Elżbieta "Izabela" Dorota Czartoryska (née Flemming; 3 March 1746 – 15 July 1835) was a Polish princess, writer, art collector, and prominent figure in the Polish Enlightenment. She was the wife of Adam Kazimierz Czartoryski and a member of the influential Familia political party. She is also known for having founded Poland's first museum, the Czartoryski Museum, now located in Kraków.

Life

She was the daughter of Count Georg Detlev von Flemming () and Princess Antonina Czartoryska.

On 18 November 1761, in Wołczyn, she married Prince Adam Kazimierz Czartoryski, thus becoming a princess.

She was rumored to have had an affair with the Russian ambassador to Poland, Nikolai Vasilyevich Repnin, who was alleged to have fathered her son Adam George Czartoryski.

She had also an affair with the Duke de Lauzun, who says himself in his "Mémoires" he fathered her second son 
Konstanty Adam.

In Paris in 1772, she met Benjamin Franklin, subsequently a leader of the American Revolution, and the French philosophers Jean-Jacques Rousseau and Voltaire, who were bringing new ideas to the old order.

In 1775, together with her husband, Czartoryska completely transformed the Czartoryski Palace at Puławy into an intellectual and political meeting place. Her court was one of the most liberal and progressive in the Commonwealth, although some aspects of her behavior also caused scandals.

Izabela discovered the talent of the young painter Aleksander Orłowski and financed him.

While in Prussia with her daughter Maria Wirtemberska for the latter's marriage, she told Frederick II of her fears that her husband would be poisoned, which was what had caused a split between him and Stanisław August Poniatowski politically.
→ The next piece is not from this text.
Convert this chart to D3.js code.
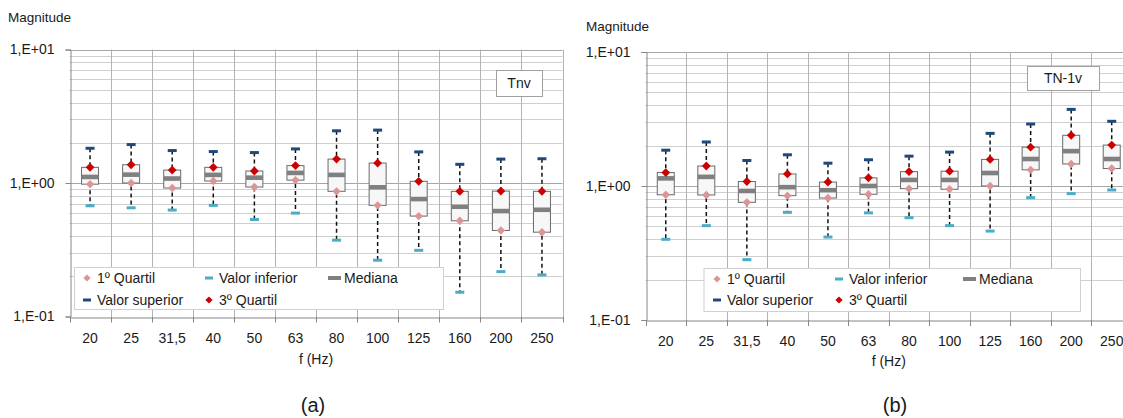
<!DOCTYPE html>
<html><head><meta charset="utf-8">
<script src="https://cdn.jsdelivr.net/npm/d3@7"></script>
<style>
html,body{margin:0;padding:0;background:#fff;}
text{font-family:"Liberation Sans",Arial,sans-serif;fill:#1a1a1a;}
</style></head>
<body>
<svg id="chart" width="1123" height="418"></svg>
<script>
// ---------- DATA ----------
const categories = ["20","25","31,5","40","50","63","80","100","125","160","200","250"];

// (a) Tnv
const tnvUpper  = [1.82,1.94,1.75,1.72,1.69,1.80,2.46,2.49,1.71,1.38,1.51,1.52];
const tnvQ3     = [1.31,1.37,1.25,1.31,1.23,1.35,1.51,1.41,1.03,0.866,0.87,0.866];
const tnvMedian = [1.11,1.155,1.08,1.15,1.096,1.19,1.15,0.928,0.758,0.664,0.616,0.63];
const tnvQ1     = [0.98,1.00,0.917,1.035,0.933,1.05,0.866,0.68,0.565,0.521,0.441,0.428];
const tnvLower  = [0.675,0.652,0.627,0.68,0.533,0.595,0.373,0.264,0.313,0.152,0.217,0.205];

// (b) TN-1v
const tn1vUpper  = [1.85,2.13,1.55,1.71,1.48,1.57,1.67,1.79,2.47,2.90,3.73,3.04];
const tn1vQ3     = [1.26,1.41,1.08,1.23,1.07,1.15,1.28,1.29,1.58,1.95,2.39,2.02];
const tn1vMedian = [1.14,1.17,0.918,0.98,0.93,1.00,1.11,1.11,1.25,1.59,1.82,1.59];
const tn1vQ1     = [0.86,0.857,0.755,0.847,0.813,0.867,0.955,0.945,1.00,1.32,1.46,1.35];
const tn1vLower  = [0.40,0.506,0.282,0.636,0.416,0.63,0.58,0.506,0.461,0.818,0.877,0.934];

const yTickValues = [0.1, 1, 10];
const yTickLabels = ["1,E-01", "1,E+00", "1,E+01"];
const minorGrid = [0.2,0.3,0.4,0.5,0.6,0.7,0.8,0.9,2,3,4,5,6,7,8,9];
const legendRows = [["1º Quartil","Valor inferior","Mediana"],["Valor superior","3º Quartil"]];

// ---------- STYLE ----------
const COL = {q1:"#d99694", lower:"#4bacc6", median:"#808080", upper:"#1f497d", q3:"#cc0000"};
const legendKind = {"1º Quartil":"q1","Valor inferior":"lower","Mediana":"median","Valor superior":"upper","3º Quartil":"q3"};

const svg = d3.select("#chart");

function diamond(r){ return `M0,${-r}L${r},0L0,${r}L${-r},0Z`; }

function drawChart(cfg){
  const {x0,x1,yTop,yBot,title,tag,tagBox,legend,data,xLabelY,fLabelY,panelLabel,panelY,magX,magY} = cfg;
  const g = svg.append("g");
  const x = d3.scaleBand().domain(categories).range([x0,x1]).padding(0);
  const y = d3.scaleLog().domain([0.1,10]).range([yBot,yTop]);

  // minor gridlines
  g.selectAll(".minor").data(minorGrid).join("line")
    .attr("x1",x0).attr("x2",x1)
    .attr("y1",d=>Math.round(y(d))+0.5).attr("y2",d=>Math.round(y(d))+0.5)
    .attr("stroke","#cfcfcf").attr("stroke-width",1);
  // major gridlines
  g.selectAll(".major").data([1,10]).join("line")
    .attr("x1",x0).attr("x2",x1)
    .attr("y1",d=>Math.round(y(d))+0.5).attr("y2",d=>Math.round(y(d))+0.5)
    .attr("stroke","#a6a6a6").attr("stroke-width",1);
  // vertical gridlines at category boundaries
  const bounds = categories.slice(1).map(c=>x(c)).concat([x1]);
  g.selectAll(".vg").data(bounds).join("line")
    .attr("x1",d=>Math.round(d)+0.5).attr("x2",d=>Math.round(d)+0.5)
    .attr("y1",y(10)).attr("y2",y(0.1))
    .attr("stroke","#b3b3b3").attr("stroke-width",1);

  // y axis
  const ya = g.append("g").attr("transform",`translate(${Math.round(x0)+0.5},0)`)
    .call(d3.axisLeft(y).tickValues(yTickValues)
      .tickFormat((d,i)=>yTickLabels[yTickValues.indexOf(d)]).tickSize(5).tickPadding(11));
  ya.select(".domain").attr("stroke","#868686");
  ya.selectAll(".tick line").attr("stroke","#868686");
  ya.selectAll(".tick text").attr("font-size","14px").attr("font-family","Liberation Sans, Arial, sans-serif").attr("fill","#1a1a1a");

  // x axis
  const xa = g.append("g").attr("transform",`translate(0,${Math.round(y(0.1))+0.5})`)
    .call(d3.axisBottom(x).tickSize(0).tickPadding(16));
  xa.select(".domain").attr("stroke","#868686");
  xa.selectAll(".tick text").attr("font-size","14px").attr("font-family","Liberation Sans, Arial, sans-serif").attr("fill","#1a1a1a");
  const xb = [x0].concat(bounds);
  g.selectAll(".xt").data(xb).join("line")
    .attr("x1",d=>Math.round(d)+0.5).attr("x2",d=>Math.round(d)+0.5)
    .attr("y1",y(0.1)).attr("y2",y(0.1)+6)
    .attr("stroke","#868686");

  const bw = x.bandwidth();
  const cx = c => x(c)+bw/2;
  const rows = categories.map((c,i)=>({c, up:data.upper[i], q3:data.q3[i], med:data.median[i], q1:data.q1[i], lo:data.lower[i]}));

  // whiskers
  g.selectAll(".wh").data(rows).join("line")
    .attr("x1",d=>cx(d.c)).attr("x2",d=>cx(d.c))
    .attr("y1",d=>y(d.up)).attr("y2",d=>y(d.lo))
    .attr("stroke","#111").attr("stroke-width",1.5).attr("stroke-dasharray","4,3");
  // boxes
  const boxW = 17;
  g.selectAll(".bx").data(rows).join("rect")
    .attr("x",d=>cx(d.c)-boxW/2).attr("width",boxW)
    .attr("y",d=>y(d.q3)).attr("height",d=>y(d.q1)-y(d.q3))
    .attr("fill","#f7f7f7").attr("stroke","#6a6a6a").attr("stroke-width",1);
  // median
  g.selectAll(".md").data(rows).join("rect")
    .attr("x",d=>cx(d.c)-boxW/2).attr("width",boxW)
    .attr("y",d=>y(d.med)-2.3).attr("height",4.6)
    .attr("fill",COL.median);
  // caps
  g.selectAll(".up").data(rows).join("rect")
    .attr("x",d=>cx(d.c)-4.5).attr("width",9)
    .attr("y",d=>y(d.up)-1.5).attr("height",3)
    .attr("fill",COL.upper);
  g.selectAll(".lo").data(rows).join("rect")
    .attr("x",d=>cx(d.c)-4.5).attr("width",9)
    .attr("y",d=>y(d.lo)-1.5).attr("height",3)
    .attr("fill",COL.lower);
  // quartile diamonds
  g.selectAll(".q1").data(rows).join("path")
    .attr("d",diamond(4.2))
    .attr("transform",d=>`translate(${cx(d.c)},${y(d.q1)})`)
    .attr("fill",COL.q1);
  g.selectAll(".q3").data(rows).join("path")
    .attr("d",diamond(4.4))
    .attr("transform",d=>`translate(${cx(d.c)},${y(d.q3)})`)
    .attr("fill",COL.q3);

  // tag box
  g.append("rect").attr("x",tagBox[0]+0.5).attr("y",tagBox[1]+0.5).attr("width",tagBox[2]).attr("height",tagBox[3])
    .attr("fill","#fff").attr("stroke","#a0a0a0");
  g.append("text").attr("x",tagBox[0]+tagBox[2]/2).attr("y",tagBox[1]+tagBox[3]/2+5)
    .attr("text-anchor","middle").attr("font-size","14px").text(tag);

  // legend
  const L = legend;
  g.append("rect").attr("x",L.x+0.5).attr("y",L.y+0.5).attr("width",L.w).attr("height",L.h)
    .attr("fill","#fff").attr("stroke","#d0d0d0");
  legendRows.forEach((row,ri)=>{
    row.forEach((name,ci)=>{
      const tx = L.x + L.cols[ci];
      const ty = L.y + L.rowY[ri];
      const kind = legendKind[name];
      if(kind==="q1"||kind==="q3"){
        g.append("path").attr("d",diamond(3.6)).attr("transform",`translate(${tx-10},${ty})`).attr("fill",COL[kind]);
      } else if(kind==="median"){
        g.append("rect").attr("x",tx-16).attr("y",ty-2).attr("width",13).attr("height",4).attr("fill",COL.median);
      } else {
        g.append("rect").attr("x",tx-14).attr("y",ty-1.5).attr("width",8).attr("height",3).attr("fill",COL[kind]);
      }
      g.append("text").attr("x",tx).attr("y",ty+5).attr("font-size","14px").text(name);
    });
  });

  // titles
  g.append("text").attr("x",magX).attr("y",magY).attr("font-size","13.5px").text(title);
  g.append("text").attr("x",(x0+x1)/2).attr("y",fLabelY).attr("text-anchor","middle").attr("font-size","14px").text("f (Hz)");
  g.append("text").attr("x",panelLabel[0]).attr("y",panelY).attr("text-anchor","middle").attr("font-size","20px").text(panelLabel[1]);
}

drawChart({
  x0:69.5, x1:562.5, yTop:49.5, yBot:316.5,
  title:"Magnitude", magX:8, magY:22,
  tag:"Tnv", tagBox:[496,70,46,26],
  legend:{x:74,y:267,w:369,h:42,cols:[23,145,270],rowY:[11,33]},
  data:{upper:tnvUpper,q3:tnvQ3,median:tnvMedian,q1:tnvQ1,lower:tnvLower},
  fLabelY:364, panelLabel:[313,"(a)"], panelY:412
});
drawChart({
  x0:645.5, x1:1132, yTop:52, yBot:320,
  title:"Magnitude", magX:586, magY:31,
  tag:"TN-1v", tagBox:[1027,66,72,24],
  legend:{x:703.5,y:268,w:376.5,h:43,cols:[23.5,145.5,275.5],rowY:[11,32]},
  data:{upper:tn1vUpper,q3:tn1vQ3,median:tn1vMedian,q1:tn1vQ1,lower:tn1vLower},
  fLabelY:366, panelLabel:[895,"(b)"], panelY:412
});
</script>
</body></html>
Frederick laughed and told her that only monarchs were poisoned, and spread the conversation around his court to Izabela's detriment, according to Wirydianna Fiszerowa.

In 1784, she joined the Patriotic Party.

After the suppression of the Kościuszko Uprising, her sons Adam George and Konstanty Adam were taken as political hostages by Russia's Empress Catherine II.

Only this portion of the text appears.